You may be looking for safe and effective ways to help your body deal with stress and boost your immune system. If so, ginseng is the herb for you. There are several distinct species of ginseng, and each has its own effects on the body.
Ginseng is known as an adaptogen, a term first coined in the 1950s to describe any substance that increases the nonspecific resistance of an organism to physical, chemical, and biological stress. In other words, ginseng balances and normalizes body functions under a variety of stressful conditions, enhancing them when deficient and reducing them when in excess. There are three types of ginseng considered to be adaptogens, each containing varying concentrations of ginsenosides, the important active constituents.
The most widely used variety is Panax ginseng.

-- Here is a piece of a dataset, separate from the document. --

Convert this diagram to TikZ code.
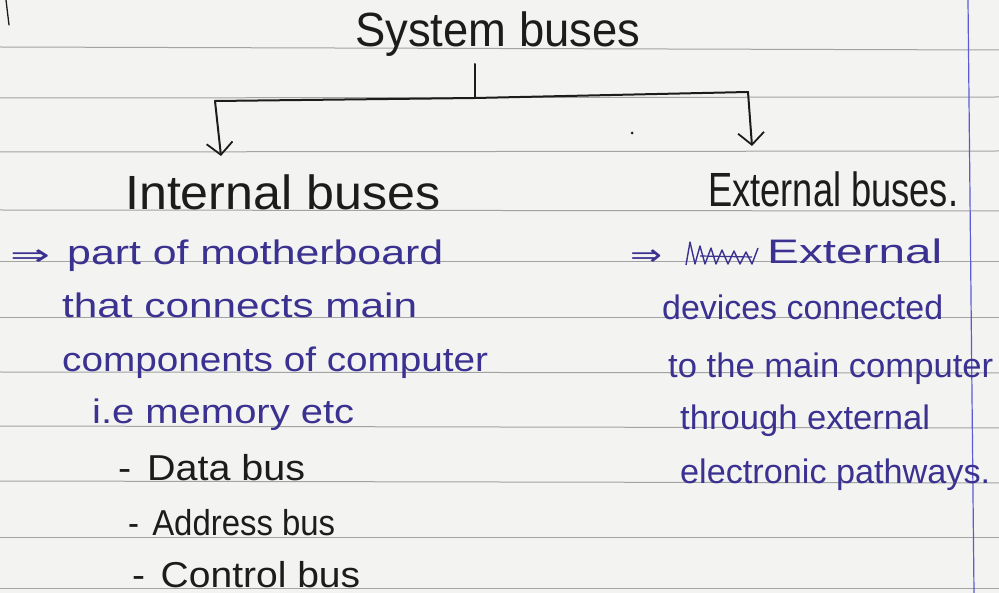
\documentclass[tikz,border=0pt]{standalone}
\usepackage{fontspec}
\setmainfont{Liberation Sans}
\newfontfamily\symf{DejaVu Sans}
\usetikzlibrary{arrows.meta}
\definecolor{paper}{HTML}{F3F3F1}
\definecolor{rulec}{HTML}{A3A3A3}
\definecolor{ink}{HTML}{1C1C1C}
\definecolor{blueink}{HTML}{3A3190}
\definecolor{marginc}{HTML}{5B5BD6}
\newcommand{\hw}[2]{\resizebox{#1}{\height}{#2}}
\tikzset{
  head/.style={inner sep=0pt, anchor=base west, text=ink, font=\fontsize{48}{48}\selectfont},
  note/.style={inner sep=0pt, anchor=base west, text=blueink, font=\fontsize{34}{34}\selectfont},
  item/.style={inner sep=0pt, anchor=base west, text=ink, font=\fontsize{36}{36}\selectfont},
  imp/.style={inner sep=0pt, anchor=base west, font=\symf\fontsize{30}{30}\selectfont},
  conn/.style={draw=ink, line width=2pt, line cap=round},
  arr/.style={conn, -{Straight Barb[length=12pt,width=26pt,line width=1.8pt]}},
  ruling/.style={draw=rulec, line width=1pt},
}
\begin{document}
\begin{tikzpicture}[x=1pt,y=-1pt]
\useasboundingbox (0,0) rectangle (999,593);
\fill[paper] (0,0) rectangle (999,593);
% ruled lines
\foreach \a/\b in {47/50,98/97,152/151,210/211,262/262,318/318,372/373,426/428,481/483,537/537,588/588}
  \draw[ruling] (0,\a) -- (999,\b);
% margin line
\draw[draw=marginc, line width=1.2pt] (968,0) -- (974,593);
% stray stroke top-left
\draw[conn, line width=1.3pt] (6,0) -- (9,25);
% titles
\node[head] (sys) at (355,47) {\hw{285pt}{System buses}};
\node[head] (int) at (125,210) {\hw{315pt}{Internal buses}};
\node[head] (ext) at (708,207) {\hw{250pt}{External buses.}};
% connectors
\coordinate (s0) at (475,64);
\coordinate (j) at (475,98);
\coordinate (lc) at (215,101);
\coordinate (rc) at (748,92);
\coordinate (lt) at (221,156);
\coordinate (rt) at (752,146);
\draw[conn] (s0) -- (j);
\draw[conn] (lc) -- (j) -- (rc);
\draw[arr] (lc) -- (lt);
\draw[arr] (rc) -- (rt);
\fill[ink] (632,133) circle (1.5);
% left notes
\node[imp, text=blueink] (la) at (10,266) {\hw{40pt}{⇒}};
\node[note] (l1) at (67,265) {\hw{376pt}{part of motherboard}};
\node[note] (l2) at (62,318) {\hw{355pt}{that connects main}};
\node[note] (l3) at (62,372) {\hw{426pt}{components of computer}};
\node[note] (l4) at (92,424) {\hw{262pt}{i.e memory etc}};
\node[item] (b1) at (118,480) {\hw{187pt}{-\hspace{0.4em}Data bus}};
\node[item] (b2) at (128,535) {\hw{207pt}{-\hspace{0.4em}Address bus}};
\node[item] (b3) at (132,587) {\hw{228pt}{-\hspace{0.4em}Control bus}};
% right notes
\node[imp, text=blueink] (ra) at (630,266) {\hw{32pt}{⇒}};
\draw[draw=blueink, line width=1.4pt, line join=round]
  (686,265) -- (690,242) -- (695,264) -- (700,246) -- (705,264) -- (711,248) -- (716,264)
  -- (722,250) -- (728,264) -- (734,251) -- (740,264) -- (746,252) -- (752,264) -- (758,248);
\draw[draw=blueink, line width=1.2pt] (700,256) -- (752,257);
\node[note] (r1) at (767,264) {\hw{175pt}{External}};
\node[note] (r2) at (662,320) {\hw{281pt}{devices connected}};
\node[note] (r3) at (668,378) {\hw{325pt}{to the main computer}};
\node[note] (r4) at (680,430) {\hw{250pt}{through external}};
\node[note] (r5) at (680,483) {\hw{310pt}{electronic pathways.}};
\end{tikzpicture}
\end{document}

Studies have shown that it enhances the body’s ability to deal with the accumulative effects of physical and mental stresses brought on by overwhelming workloads or strong emotional situations. It can both restore quality sleep and increase daytime efficiency, thereby demonstrating its adaptogenic qualities. Panax ginseng improves overall well-being, especially during times of illness and convalescence. It increases muscular strength and oxygen uptake, normalizes heart rate, improves alertness, and helps support the immune system.
In human studies Panax ginseng reduced serum cholesterol and triglyceride levels and increased HDL, the good cholesterol. It can be used to help stabilize and manage blood sugar levels in diabetics and nondiabetics, regulate both high and low blood pressure, and protect the liver from toxic substances. P. ginseng may be over-stimulating for some people and should not be combined with other stimulants such as coffee.
Panax quinquefolium or American ginseng has a more calming, cooling action than P. ginseng and is an important adaptogen for treating nervous tension and mental fatigue. It has been shown to increase alertness, concentration, and visual and auditory response times. It strengthens the respiratory system and can help build athletic endurance, especially for sports played in hot weather. Recent research has found that American ginseng may be useful for treating attention deficit hyperactivity disorder. It may help to decrease acute elevated blood sugar levels after meals, making it beneficial for diabetics.
According to a study published in the October 2005 Canadian Medical Association Journal, 130 participants who took two 200-mg capsules of Panax quinquefolium a day during a 4-month randomized double-blind trial had fewer colds and less severe symptoms than those in the placebo group. While further studies are needed, American ginseng could be a potent antiviral remedy for upper-respiratory infections in healthy adults.
During the past 50 years, extensive scientific studies have confirmed that the roots and leaves of Siberian ginseng (Eleutherococcus senticosus) have adaptogenic, immune-enhancing effects, with no known toxicity. Siberian ginseng can safely be used long term to counteract exhaustion, insomnia, irritability, and mild depression and to minimize the incidence of acute infections.
Research has determined that the root is more effective for enhancing endurance and maintaining energy levels while the leaf is more energizing and better at regulating blood sugar levels and improving insulin utilization. Further research has shown that using the root and leaf together in a fluid extract has an even wider range of benefits, including inhibiting stress-induced hypertension and reducing cardiovascular responses to stress.
Get Genuine Ginseng
Ginseng roots for cooking and preparing teas can be purchased in many Asian food markets. Fluid extracts, tinctures, and capsules are available in natural health stores. Look for standardized products to ensure adequate ginsenoside content and provide consistent therapeutic results. All ginsengs are safe, but dosages vary and each individual’s response can be quite different. It’s best to consult with a professional herbalist or health care practitioner to determine which ginseng is best for you.
In our busy lives, we may experience unavoidable stresses as we try to balance the many demands and responsibilities of work, family, and home. Ginseng can combat the negative effects of stress by increasing vitality and stamina and helping to maintain our health and well-being.
Three Varieties of Adaptogenic Ginseng
Panax ginseng is also known as Chinese, Asian, or Korean ginseng. It is known to enhance the body’s ability to deal with physical or mental stress.
American ginseng can help us deal with nervous tension and mental fatigue.
Siberian ginseng is well known for its immune-boosting effects and may be safely used long term.